Dumping occurs when a company exports a product to a foreign market at a price lower than the price it charges in its domestic market—or even below its cost of production. This pricing strategy aims to quickly penetrate the target market, gain market share, and potentially drive local competitors out of business.

Example:
Imagine a company in Country A sells a product domestically for $10 per unit but exports the same product to Country B for $6 per unit, despite the production cost being $7. The company is taking a short-term loss in the foreign market to secure long-term dominance.


Types of Dumping

  1. Predatory Dumping

This occurs when a company intentionally sells products at a very low price in a foreign market to eliminate competitors. Once competition is weakened or eliminated, the exporter raises prices again.

  1. Persistent Dumping

A continuous practice of selling at lower prices in foreign markets compared to the domestic market, often to maintain a steady export market share.

  1. Sporadic Dumping

This happens when a company has an excess stock of goods and sells them cheaply in a foreign market to clear inventory without affecting domestic prices.


Why Do Companies Engage in Dumping?

Market Penetration: Quickly gaining a foothold in a competitive foreign market.

Economies of Scale: Increasing production volumes to lower overall costs.

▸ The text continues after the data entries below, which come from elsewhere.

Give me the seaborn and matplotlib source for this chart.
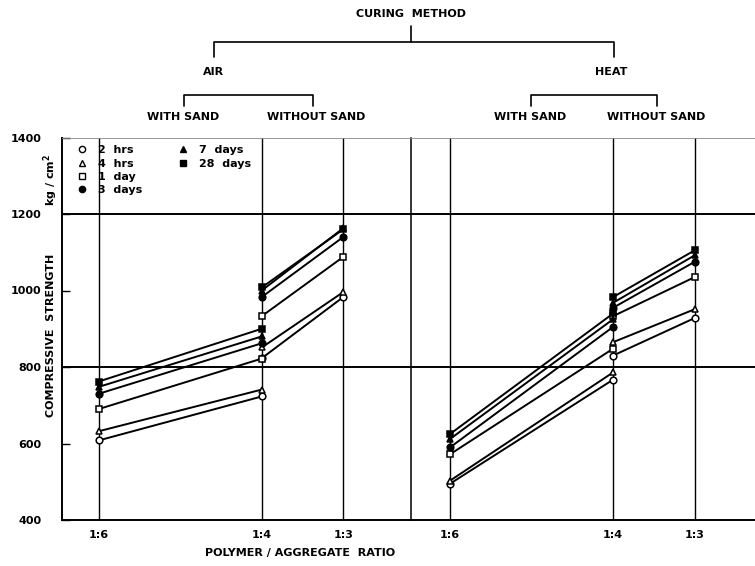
import matplotlib
matplotlib.use('Agg')
import matplotlib.pyplot as plt
from matplotlib.lines import Line2D
import seaborn as sns

# data (kg/cm2)
ages = ['2  hrs', '4  hrs', '1  day', '3  days', '7  days', '28  days']
markers = ['o', '^', 's', 'o', '^', 's']
filled = [False, False, False, True, True, True]

with_sand_ratio = [6, 4]      # 1:6 -> 1:4
without_sand_ratio = [4, 3]   # 1:4 -> 1:3
tick_ratio = [6, 4, 3]
tick_labels = ['1:6', '1:4', '1:3']

air_with_sand = [[608, 723], [632, 741], [690, 822], [730, 862], [748, 880], [762, 900]]
air_without_sand = [[823, 983], [851, 996], [933, 1088], [983, 1140], [1000, 1163], [1008, 1160]]
heat_with_sand = [[495, 767], [503, 786], [572, 848], [590, 905], [612, 925], [625, 940]]
heat_without_sand = [[830, 928], [865, 951], [933, 1035], [955, 1075], [968, 1092], [983, 1105]]

sns.set_style('white')
plt.rcParams['font.family'] = ['DejaVu Sans']
plt.rcParams['font.weight'] = 'bold'
for k in ['text.color', 'axes.labelcolor', 'xtick.color', 'ytick.color']:
    plt.rcParams[k] = 'black'

W, H = 755, 566
fig = plt.figure(figsize=(W / 100, H / 100), dpi=100)


def px_box(x0, x1, ytop, ybot):
    return [x0 / W, 1 - ybot / H, (x1 - x0) / W, (ybot - ytop) / H]


ax1 = fig.add_axes(px_box(62, 411, 137.5, 520))
ax2 = fig.add_axes(px_box(411, 755, 137.5, 520), sharey=ax1)
ax2.patch.set_alpha(0)  # keep the divider (ax1 right spine) fully visible


def draw_panel(ax, with_sand, without_sand):
    for i in range(len(ages)):
        fc = 'black' if filled[i] else 'white'
        for xs, ys in [(with_sand_ratio, with_sand[i]), (without_sand_ratio, without_sand[i])]:
            sns.lineplot(x=xs, y=ys, ax=ax, color='black', lw=1.4, marker=markers[i],
                         markersize=4.8, markerfacecolor=fc, markeredgecolor='black',
                         markeredgewidth=1.1, zorder=3)
    for r in tick_ratio:
        ax.axvline(r, color='black', lw=1.0, zorder=1)
    for v in [800, 1200]:
        ax.axhline(v, color='black', lw=1.4, zorder=1)
    ax.set_xticks(tick_ratio)
    ax.set_xticklabels(tick_labels, fontsize=8, fontweight='bold')
    ax.tick_params(axis='x', length=0, pad=7)
    ax.set_xlabel('')
    ax.set_ylabel('')


draw_panel(ax1, air_with_sand, air_without_sand)
draw_panel(ax2, heat_with_sand, heat_without_sand)

ax1.set_xlim(6.45, 2.17)
ax2.set_xlim(6.48, 2.26)
ax1.set_ylim(400, 1400)
ax1.set_yticks([400, 600, 800, 1000, 1200, 1400])
ax1.tick_params(axis='y', direction='in', length=6, width=1.0, labelsize=8, pad=15, left=True)
ax2.tick_params(axis='y', left=False, labelleft=False)

for ax in (ax1, ax2):
    for s in ax.spines.values():
        s.set_color('black')
    ax.spines['bottom'].set_linewidth(1.4)
    ax.spines['top'].set_linewidth(0.6)
    ax.spines['top'].set_color('#888888')
ax1.spines['left'].set_linewidth(1.4)
ax1.spines['right'].set_linewidth(1.1)
ax2.spines['left'].set_visible(False)
ax2.spines['right'].set_visible(False)

# legend (markers only), 4 rows in first column, 2 in second
handles = []
labels = []
order = [0, 1, 2, 3, 4, 5, None, None]
for i in order:
    if i is None:
        handles.append(Line2D([], [], linestyle='none'))
        labels.append('')
    else:
        fc = 'black' if filled[i] else 'white'
        handles.append(Line2D([], [], linestyle='none', marker=markers[i], markersize=4.5,
                              markerfacecolor=fc, markeredgecolor='black'))
        labels.append(ages[i])
ax1.legend(handles, labels, ncol=2, loc='upper left', bbox_to_anchor=(0.02, 1.0),
           frameon=False, fontsize=8, handlelength=1.0, handletextpad=0.9,
           labelspacing=0.3, columnspacing=3.2, borderaxespad=0.3)

# axis titles
fig.text(51 / W, 1 - 335 / H, 'COMPRESSIVE  STRENGTH', rotation=90, ha='center', va='center',
         fontsize=8, fontweight='bold')
fig.text(51 / W, 1 - 180 / H, 'kg / cm$^2$', rotation=90, ha='center', va='center',
         fontsize=8, fontweight='bold')
fig.text(300 / W, 1 - 553 / H, 'POLYMER / AGGREGATE  RATIO', ha='center', va='center',
         fontsize=8, fontweight='bold')

# curing method tree above the plot
def tline(xs, ys):
    fig.add_artist(Line2D([x / W for x in xs], [1 - y / H for y in ys], color='black', lw=1.2))


def ttext(x, y, s):
    fig.text(x / W, 1 - y / H, s, ha='center', va='center', fontsize=8, fontweight='bold')


ttext(411, 14, 'CURING  METHOD')
tline([411, 411], [26, 42])
tline([214, 214, 614, 614], [57, 42, 42, 57])
ttext(213, 72, 'AIR')
ttext(611, 72, 'HEAT')
tline([184, 184, 313, 313], [106, 95, 95, 106])
tline([531, 531, 657, 657], [106, 95, 95, 106])
ttext(183, 117, 'WITH SAND')
ttext(316, 117, 'WITHOUT SAND')
ttext(530, 117, 'WITH SAND')
ttext(656, 117, 'WITHOUT SAND')

fig.savefig('out.png', dpi=100)
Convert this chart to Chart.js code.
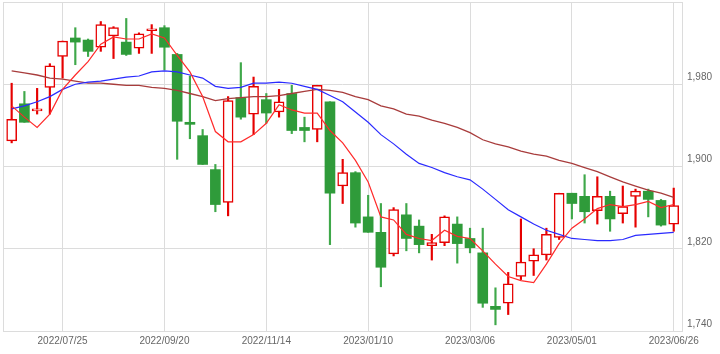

Clearing Surplus: Selling excess stock without disrupting local pricing.


Economic Impacts of Dumping

Positive Effects:

Cheaper prices for consumers in the importing country.

Access to high-quality products at competitive rates.

Negative Effects:

Domestic industries in the importing country may struggle or collapse.

Market monopolization by foreign companies after local competition is eliminated.

Trade disputes and retaliatory tariffs.


Anti-Dumping Laws and Regulations

Many countries implement anti-dumping measures to protect domestic industries. These include:

Anti-dumping duties: Special tariffs imposed on dumped imports.

Import quotas: Limits on the quantity of certain products entering the market.

Investigation procedures: Legal investigations to determine if dumping has occurred.

The World Trade Organization (WTO) sets guidelines for anti-dumping actions under the Agreement on Implementation of Article VI of the GATT 1994.


Real-World Example

In 2018, the European Union imposed anti-dumping duties on certain steel products imported from China, claiming that Chinese producers were selling steel at unfairly low prices, harming EU manufacturers.


Conclusion

Dumping can be a powerful yet controversial trade strategy. While it may benefit exporters and consumers in the short term, it often harms domestic industries and disrupts market fairness. For this reason, most countries enforce strict anti-dumping measures to ensure fair competition in global trade.